Delegates came in person from the US, UK, India, Argentina, Norway and Guyana while ERL editor-in-chief Dan Kammen of the University of California, Berkeley, US, dialled in from the Rio+20 summit in Brazil, and Julie Hall of New Zealand’s National Institute of Water & Atmospheric Research joined in from Wellington.

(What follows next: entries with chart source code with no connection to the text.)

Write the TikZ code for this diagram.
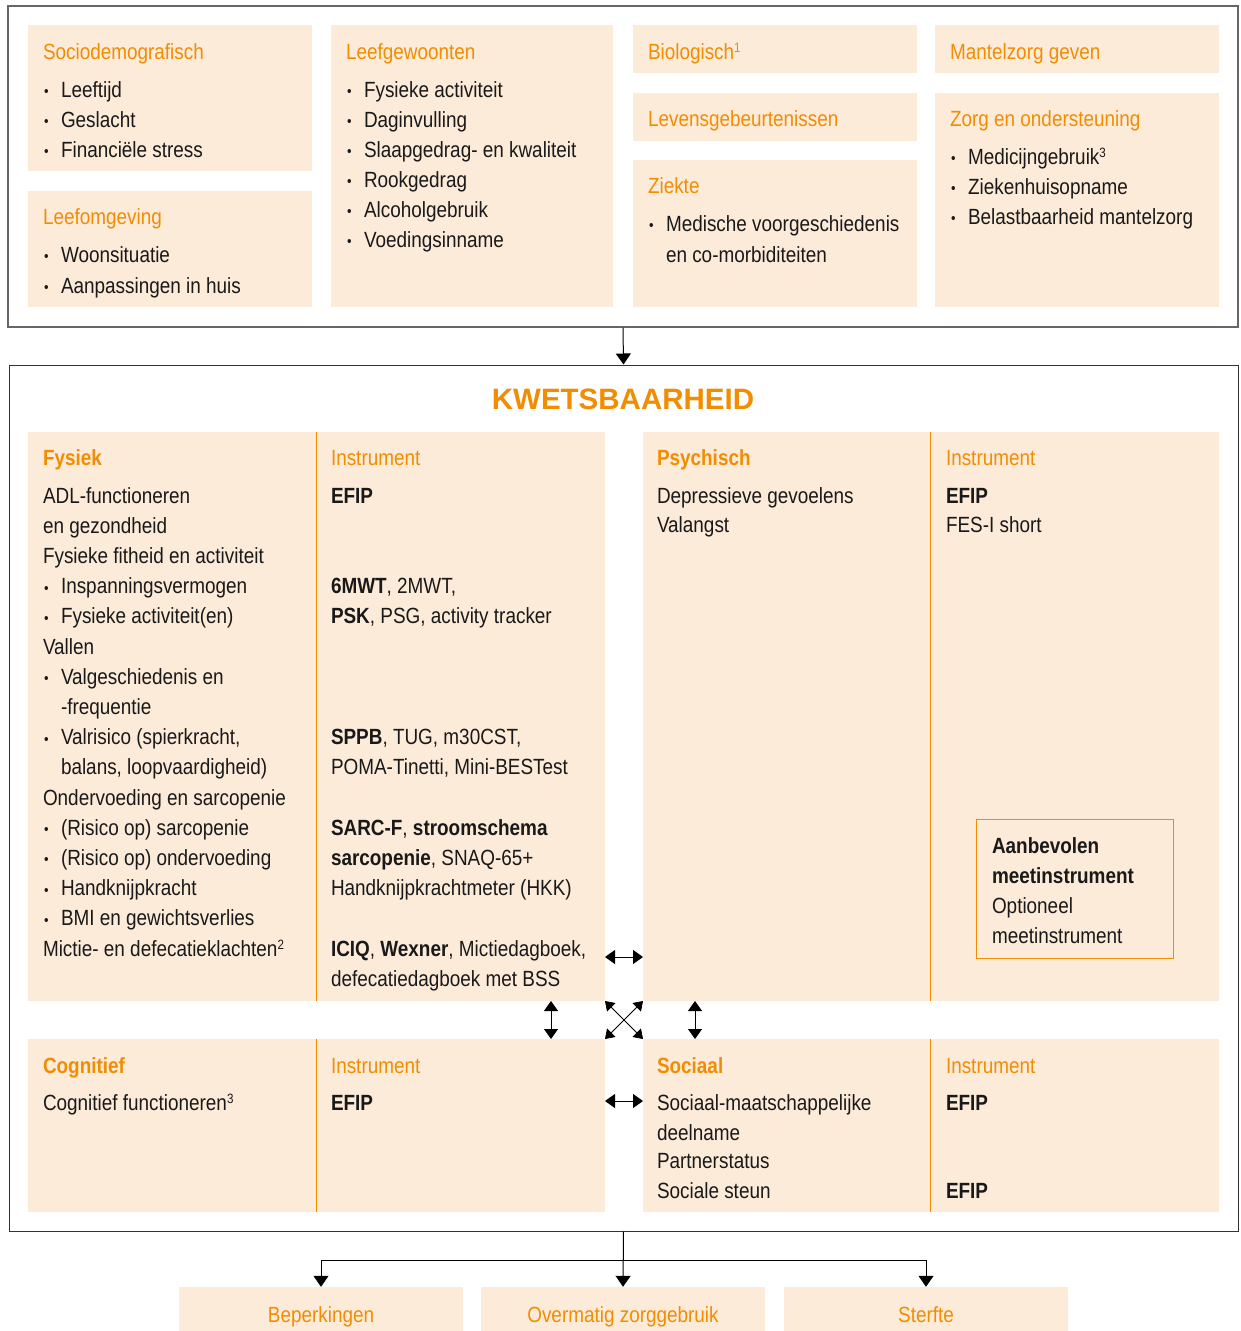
\documentclass[tikz,border=0pt]{standalone}
\usepackage{fontspec}
\setmainfont{Liberation Sans}[FakeStretch=0.86]
\newfontfamily\headfont{Liberation Sans}
\usetikzlibrary{arrows.meta,fit}
\definecolor{peach}{RGB}{253,235,218}
\definecolor{org}{RGB}{242,140,0}
\newcommand\bodyfont{\fontsize{22}{30}\selectfont}
\newcommand\sups[1]{\raisebox{7pt}{\fontsize{13.5}{13.5}\selectfont #1}}
\newcommand\tl[4]{\node[txt] (#1) at (#2,#3) {#4};}
\newcommand\bl[4]{\node[txt] (#1b) at (#2,#3) {\raisebox{0.5pt}{\fontsize{15}{15}\selectfont •}};\node[txt] (#1) at (#2+17,#3) {#4};}
\newcommand\ttx[4]{\node[ttl] (#1) at (#2,#3) {#4};}
\newcommand\ttb[4]{\node[ttlb] (#1) at (#2,#3) {#4};}
\begin{document}
\begin{tikzpicture}[x=1pt,y=-1pt,
 box/.style={fill=peach,inner sep=0,draw=none},
 frame/.style={inner sep=0,draw=black!70,line width=1.2pt,fill=none},
 txt/.style={anchor=base west,inner sep=0,outer sep=0,font=\bodyfont,text=black!90},
 ttl/.style={txt,text=org},
 ttlb/.style={txt,text=org,font=\bodyfont\bfseries},
 divl/.style={draw=org,line width=1pt},
 arr/.style={line width=1pt,-{Triangle[width=15pt,length=11pt]}},
 dbl/.style={line width=1pt,{Triangle[width=14pt,length=10pt]}-{Triangle[width=14pt,length=10pt]}},
 xdbl/.style={line width=0.8pt,{Triangle[width=12pt,length=9pt]}-{Triangle[width=12pt,length=9pt]}}]
\useasboundingbox (0,0) rectangle (1240,1331);

% ---------- top section ----------
\node[frame,draw=black!60,fit={(8,6) (1238,327)}] (top) {};
\node[box,fit={(28,25) (312,171)}] (socio) {};
\node[box,fit={(28,191) (312,307)}] (omg) {};
\node[box,fit={(331,25) (613,307)}] (gew) {};
\node[box,fit={(633,25) (917,73)}] (bio) {};
\node[box,fit={(633,93) (917,141)}] (lev) {};
\node[box,fit={(633,160) (917,307)}] (ziek) {};
\node[box,fit={(935,25) (1219,73)}] (mant) {};
\node[box,fit={(935,93) (1219,307)}] (zorg) {};

\ttx{sociot}{43}{59}{Sociodemografisch}
\bl{s1}{44}{97}{Leeftijd}
\bl{s2}{44}{127}{Geslacht}
\bl{s3}{44}{157}{Financiële stress}

\ttx{omgt}{43}{224}{Leefomgeving}
\bl{o1}{44}{262}{Woonsituatie}
\bl{o2}{44}{293}{Aanpassingen in huis}

\ttx{gewt}{346}{59}{Leefgewoonten}
\bl{g1}{347}{97}{Fysieke activiteit}
\bl{g2}{347}{127}{Daginvulling}
\bl{g3}{347}{157}{Slaapgedrag- en kwaliteit}
\bl{g4}{347}{187}{Rookgedrag}
\bl{g5}{347}{217}{Alcoholgebruik}
\bl{g6}{347}{247}{Voedingsinname}

\ttx{biot}{648}{59}{Biologisch\sups{1}}
\ttx{levt}{648}{126}{Levensgebeurtenissen}
\ttx{ziekt}{648}{193}{Ziekte}
\bl{z1}{649}{231}{Medische voorgeschiedenis}
\tl{z2}{666}{262}{en co-morbiditeiten}

\ttx{mantt}{950}{59}{Mantelzorg geven}
\ttx{zorgt}{950}{126}{Zorg en ondersteuning}
\bl{zo1}{951}{164}{Medicijngebruik\sups{3}}
\bl{zo2}{951}{194}{Ziekenhuisopname}
\bl{zo3}{951}{224}{Belastbaarheid mantelzorg}

% ---------- middle section ----------
\node[frame,draw=black!80,line width=1pt,fit={(9,365) (1238,1231)}] (mid) {};
\draw[arr] (top.south) -- (mid.north);
\node[anchor=base,inner sep=0,text=org,font=\headfont\fontsize{29.5}{30}\selectfont\bfseries] (kw) at (623,409) {KWETSBAARHEID};

\node[box,fit={(28,432) (605,1001)}] (fys) {};
\node[box,fit={(643,432) (1219,1001)}] (psy) {};
\node[box,fit={(28,1039) (605,1212)}] (cog) {};
\node[box,fit={(643,1039) (1219,1212)}] (soc) {};
\draw[divl] (316,432) -- (316,1001);
\draw[divl] (930,432) -- (930,1001);
\draw[divl] (316,1039) -- (316,1212);
\draw[divl] (930,1039) -- (930,1212);

% Fysiek
\ttb{fyst}{43}{465}{Fysiek}
\tl{f1}{43}{503}{ADL-functioneren}
\tl{f2}{43}{533.2}{en gezondheid}
\tl{f3}{43}{563.4}{Fysieke fitheid en activiteit}
\bl{f4}{44}{593.6}{Inspanningsvermogen}
\bl{f5}{44}{623.8}{Fysieke activiteit(en)}
\tl{f6}{43}{654}{Vallen}
\bl{f7}{44}{684.2}{Valgeschiedenis en}
\tl{f8}{61}{714.4}{-frequentie}
\bl{f9}{44}{744.6}{Valrisico (spierkracht,}
\tl{f10}{61}{774.8}{balans, loopvaardigheid)}
\tl{f11}{43}{805}{Ondervoeding en sarcopenie}
\bl{f12}{44}{835.2}{(Risico op) sarcopenie}
\bl{f13}{44}{865.4}{(Risico op) ondervoeding}
\bl{f14}{44}{895.6}{Handknijpkracht}
\bl{f15}{44}{925.8}{BMI en gewichtsverlies}
\tl{f16}{43}{956}{Mictie- en defecatieklachten\sups{2}}

\ttx{fysi}{331}{465}{Instrument}
\tl{i1}{331}{503}{\textbf{EFIP}}
\tl{i2}{331}{593.6}{\textbf{6MWT}, 2MWT,}
\tl{i3}{331}{623.8}{\textbf{PSK}, PSG, activity tracker}
\tl{i4}{331}{744.6}{\textbf{SPPB}, TUG, m30CST,}
\tl{i5}{331}{774.8}{POMA-Tinetti, Mini-BESTest}
\tl{i6}{331}{835.2}{\textbf{SARC-F}, \textbf{stroomschema}}
\tl{i7}{331}{865.4}{\textbf{sarcopenie}, SNAQ-65+}
\tl{i8}{331}{895.6}{Handknijpkrachtmeter (HKK)}
\tl{i9}{331}{956}{\textbf{ICIQ}, \textbf{Wexner}, Mictiedagboek,}
\tl{i10}{331}{986.2}{defecatiedagboek met BSS}

% Psychisch
\ttb{psyt}{657}{465}{Psychisch}
\tl{p1}{657}{503}{Depressieve gevoelens}
\tl{p2}{657}{532}{Valangst}
\ttx{psyi}{946}{465}{Instrument}
\tl{pi1}{946}{503}{\textbf{EFIP}}
\tl{pi2}{946}{532}{FES-I short}

% legend
\node[inner sep=0,draw=org,line width=1pt,fit={(976,819) (1173,958)}] (legend) {};
\tl{l1}{992}{853}{\textbf{Aanbevolen}}
\tl{l2}{992}{883}{\textbf{meetinstrument}}
\tl{l3}{992}{913}{Optioneel}
\tl{l4}{992}{943}{meetinstrument}

% Cognitief
\ttb{cogt}{43}{1073}{Cognitief}
\tl{c1}{43}{1110}{Cognitief functioneren\sups{3}}
\ttx{cogi}{331}{1073}{Instrument}
\tl{ci1}{331}{1110}{\textbf{EFIP}}

% Sociaal
\ttb{soct}{657}{1073}{Sociaal}
\tl{so1}{657}{1110}{Sociaal-maatschappelijke}
\tl{so2}{657}{1140}{deelname}
\tl{so3}{657}{1168}{Partnerstatus}
\tl{so4}{657}{1198}{Sociale steun}
\ttx{soci}{946}{1073}{Instrument}
\tl{si1}{946}{1110}{\textbf{EFIP}}
\tl{si2}{946}{1198}{\textbf{EFIP}}

% arrows between domains
\coordinate (ha1) at (605,957); \coordinate (ha2) at (643,957);
\coordinate (hb1) at (605,1101); \coordinate (hb2) at (643,1101);
\coordinate (va1) at (551,1001); \coordinate (va2) at (551,1039);
\coordinate (vb1) at (695,1001); \coordinate (vb2) at (695,1039);
\coordinate (xa) at (605,1001); \coordinate (xb) at (643,1001);
\coordinate (xc) at (605,1039); \coordinate (xd) at (643,1039);
\draw[dbl] (ha1) -- (ha2);
\draw[dbl] (hb1) -- (hb2);
\draw[dbl] (va1) -- (va2);
\draw[dbl] (vb1) -- (vb2);
\draw[xdbl] (xa) -- (xd);
\draw[xdbl] (xb) -- (xc);

% ---------- outcomes ----------
\node[box,fit={(179,1287) (463,1331)}] (bep) {};
\node[box,fit={(481,1287) (765,1331)}] (over) {};
\node[box,fit={(784,1287) (1068,1331)}] (ster) {};
\node[anchor=base,inner sep=0,text=org,font=\bodyfont] (bept) at (321,1322) {Beperkingen};
\node[anchor=base,inner sep=0,text=org,font=\bodyfont] (overt) at (623,1322) {Overmatig zorggebruik};
\node[anchor=base,inner sep=0,text=org,font=\bodyfont] (stert) at (926,1322) {Sterfte};
\coordinate (bj) at (623,1260);
\draw[arr] (mid.south) -- (over.north);
\draw[arr] (bj) -| (bep.north);
\draw[arr] (bj) -| (ster.north);
\end{tikzpicture}
\end{document}
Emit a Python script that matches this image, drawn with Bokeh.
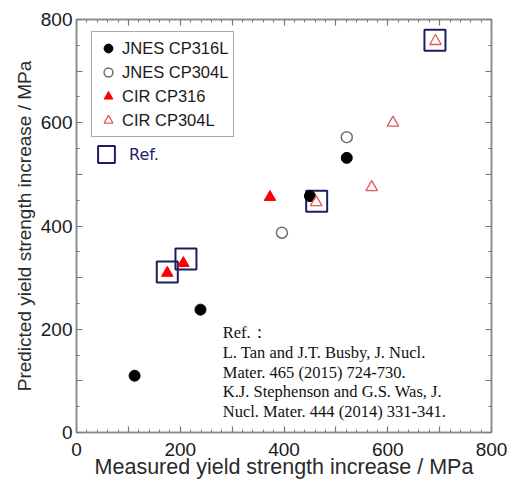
import math
from bokeh.plotting import figure
from bokeh.models import (Range1d, FixedTicker, LinearAxis, Legend, LegendItem, Label)
from bokeh.embed import file_html
from bokeh.resources import INLINE

# ---- data ----
jnes316_x = [112, 239, 450, 521]
jnes316_y = [110, 238, 458, 532]
jnes304_x = [396, 521]
jnes304_y = [387, 572]
cir316_x = [175, 206, 373]
cir316_y = [309, 328, 456]
cir304_x = [462, 569, 610, 692]
cir304_y = [446, 475, 600, 758]
ref_x = [175, 211, 463, 691]
ref_y = [311, 336, 448, 760]

x_ticks = list(range(0, 801, 100))
x_minor = list(range(0, 801, 20))
y_ticks = list(range(0, 801, 100))
y_minor = list(range(0, 801, 50))
tick_labels = {v: (str(v) if v % 200 == 0 else "") for v in x_ticks}

x_title = "Measured yield strength increase / MPa"
y_title = "Predicted yield strength increase / MPa"
ref_text = ("Ref.\uff1a\nL. Tan and J.T. Busby, J. Nucl.\nMater. 465 (2015) 724-730.\n"
            "K.J. Stephenson and G.S. Was, J.\nNucl. Mater. 444 (2014) 331-341.")

p = figure(width=507, height=482, output_backend="svg", toolbar_location=None,
           x_range=Range1d(0, 800), y_range=Range1d(0, 800),
           min_border_left=76, min_border_right=16, min_border_top=19, min_border_bottom=50,
           x_axis_location=None, y_axis_location=None)
p.grid.visible = False
p.outline_line_color = "#8a8a8a"
p.outline_line_width = 1.5
p.background_fill_color = "white"
p.border_fill_color = "white"

def style_axis(ax, ticks, minor, show_labels):
    ax.ticker = FixedTicker(ticks=ticks, minor_ticks=minor)
    ax.axis_line_color = "#8a8a8a"
    ax.axis_line_width = 1.5
    ax.major_tick_line_color = "#777777"
    ax.minor_tick_line_color = "#777777"
    ax.major_tick_in = 6
    ax.major_tick_out = 0
    ax.minor_tick_in = 3
    ax.minor_tick_out = 0
    ax.major_tick_line_width = 1.2
    ax.minor_tick_line_width = 1
    if show_labels:
        ax.major_label_overrides = tick_labels
        ax.major_label_text_font = "Liberation Sans"
        ax.major_label_text_font_size = "19px"
        ax.major_label_text_color = "#1a1a1a"
        ax.axis_label_text_font = "Liberation Sans"
        ax.axis_label_text_font_style = "normal"
        ax.axis_label_text_color = "#2a2a2a"
    else:
        ax.major_label_text_font_size = "1px"
        ax.major_label_text_color = None
        ax.major_label_standoff = 0

xb = LinearAxis(); style_axis(xb, x_ticks, x_minor, True)
xb.major_label_standoff = 10
xb.axis_label = x_title
xb.axis_label_text_font_size = "21.5px"
xb.axis_label_standoff = -4
yl = LinearAxis(); style_axis(yl, y_ticks, y_minor, True)
yl.major_label_standoff = 4
yl.axis_label = y_title
yl.axis_label_text_font_size = "19px"
yl.axis_label_standoff = 3
xt = LinearAxis(); style_axis(xt, x_ticks, x_minor, False)
yr = LinearAxis(); style_axis(yr, y_ticks, y_minor, False)
p.add_layout(xb, "below")
p.add_layout(yl, "left")
p.add_layout(xt, "above")
p.add_layout(yr, "right")

r_ref = p.scatter(ref_x, ref_y, marker="square", size=21, fill_color=None,
                  line_color="#1e1e5c", line_width=2)
r_j316 = p.scatter(jnes316_x, jnes316_y, marker="circle", size=11,
                   fill_color="black", line_color="black")
r_j304 = p.scatter(jnes304_x, jnes304_y, marker="circle", size=11,
                   fill_color=None, line_color="#6e6e6e", line_width=1.5)
r_c316 = p.scatter(cir316_x, cir316_y, marker="triangle", size=11.5,
                   fill_color="#ff0000", line_color="#ff0000")
r_c304 = p.scatter(cir304_x, cir304_y, marker="triangle", size=11.5,
                   fill_color=None, line_color="#e05a5a", line_width=1.3)

leg = Legend(items=[LegendItem(label="JNES CP316L", renderers=[r_j316]),
                    LegendItem(label="JNES CP304L", renderers=[r_j304]),
                    LegendItem(label="CIR CP316", renderers=[r_c316]),
                    LegendItem(label="CIR CP304L", renderers=[r_c304])],
             location=(15, 295), margin=0, padding=5, spacing=2,
             glyph_width=22, glyph_height=22, label_height=22, label_standoff=3,
             label_text_font="Liberation Sans", label_text_font_size="16.5px",
             label_text_color="#1a1a1a",
             border_line_color="#555555", border_line_width=1.5,
             background_fill_alpha=1)
p.add_layout(leg, "center")

leg2 = Legend(items=[LegendItem(label="Ref.", renderers=[r_ref])],
              location=(9, 257), margin=0, padding=0,
              glyph_width=42, glyph_height=42, label_height=42, label_standoff=2,
              label_text_font="DejaVu Sans", label_text_font_size="16px",
              label_text_color="#1e1e6e",
              border_line_color=None, background_fill_alpha=0)
p.add_layout(leg2, "center")

p.add_layout(Label(x=282, y=212, text=ref_text, text_font="Liberation Serif",
                   text_font_size="16.5px", text_color="#111111",
                   text_line_height=1.04, text_baseline="top"))

open("out.html", "w").write(file_html(p, INLINE))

Pictured from left, Scott Goetz of Woods Hole Research Center, US, Chuixiang “Tree” Yi of City University of New York, US, ERL Publisher Guillaume Wright, Bridget Scanlon of University of Texas, Austin, US, Arpad Horvath of the University of California, Berkeley, N H “Ravi” Ravindranath of the Indian Institute of Science in Bangalore, Giles Harrison of the University of Reading, UK, Ian Colbeck of the University of Essex, UK, Geir Sverre Braut of the Norwegian Board of Health Supervision, Tim Smith, ERL Senior Publisher, Majid Ezzati of Imperial College London, Dan Rubenstein of Princeton University, US, Carolyn Stephens of Universidad Nacional de Tucumán, Argentina, and Isabella Bovolo of the University of Newcastle, UK, and Iwokrama International Centre for Rainforest Conservation & Development, Guyana.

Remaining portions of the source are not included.